Who was it that you just got to admit that they were arrested for urinating?

Oh, Tiffany Pollard. That was so funny, I love doing interviews.

Do you remember the first issue of Interview that you ever saw?

I remember it exactly. It was after Warhol died in 1987. I was at a salon. I was 11. My mom’s hair stylist was cutting my hair. I’m looking at this Interview magazine. Brian Bosworth is the cover star. The stylist says, ‘Oh, Interview’s trash. It’s pornography. It’s disgusting. It’s over, it’s dead. Andy’s dead. It’s just garbage. You shouldn’t look at it’. I remember thinking, ‘I don’t know. It seems kind of cool to me’. It doesn’t have to be for everyone. I want people to hate on it. Our next cover is coming out featuring Kim Kardashian. I’m sure a lot of people will hate it, that’s great. Stuff that is made for everyone is just really not for me.

I appreciate that.

I never thought I’d be part of a thing in America. Until Interview, I never was really a part of anything in America. I never really did anything big with American entities. Like, Rihanna isn’t American; I worked with her for a really long time. The first magazines I worked with, none of them were American. New York has been my home for almost 25 years, but I never really had a thing here, you know what I mean?

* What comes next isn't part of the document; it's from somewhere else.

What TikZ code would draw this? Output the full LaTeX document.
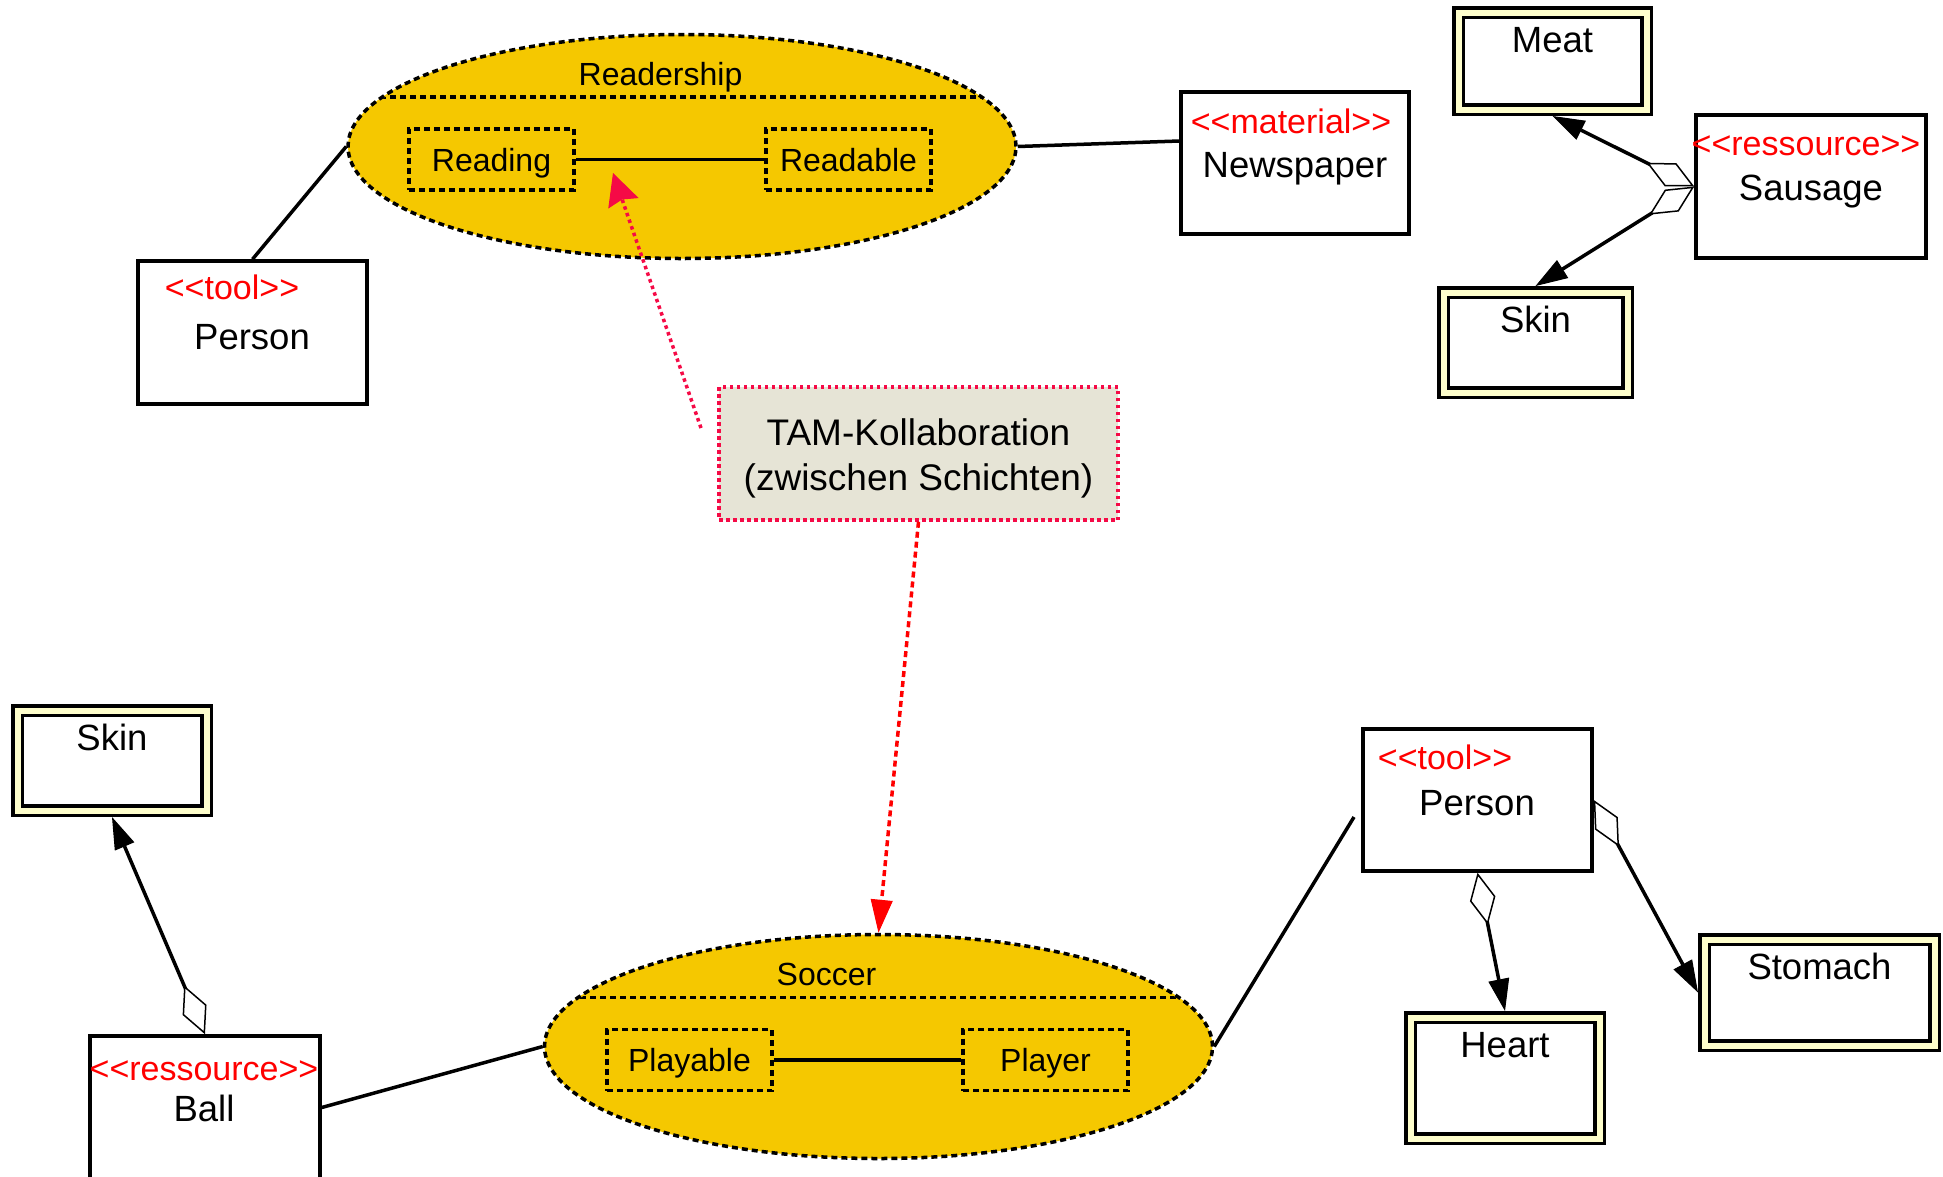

Do people approach you differently now because you’re editor-in-chief of Interview? It’s the most official title you have held.

I’ve had a long enough career to know when you really feel the momentum, when things are popping and people are really into what you’re doing and also when they’re just not.

I feel like because you’ve restored the incredible legacy of Interview, you kind of represent New York City.

If that’s the case, then that’s really amazing, and I’m so proud of that. I really am.

Interview has had a long history of inspiring people to move to New York City. Its raw glamour and sense of freedom and excitement created a longing that made us feel like we needed to be a part of everything that was happening here. How do you make New York City feel magical for the next generation?

I guess by being curious and having fun. I feel like if you’re having fun, that’s going to attract the right people.

What do you envision doing when you’re done with this life in fashion and editorial?

Oh my god. I don’t know. I will say, since this is Apartamento, that I’d be super down to live in this apartment until I died. If I lived here forever, that would be my American dream.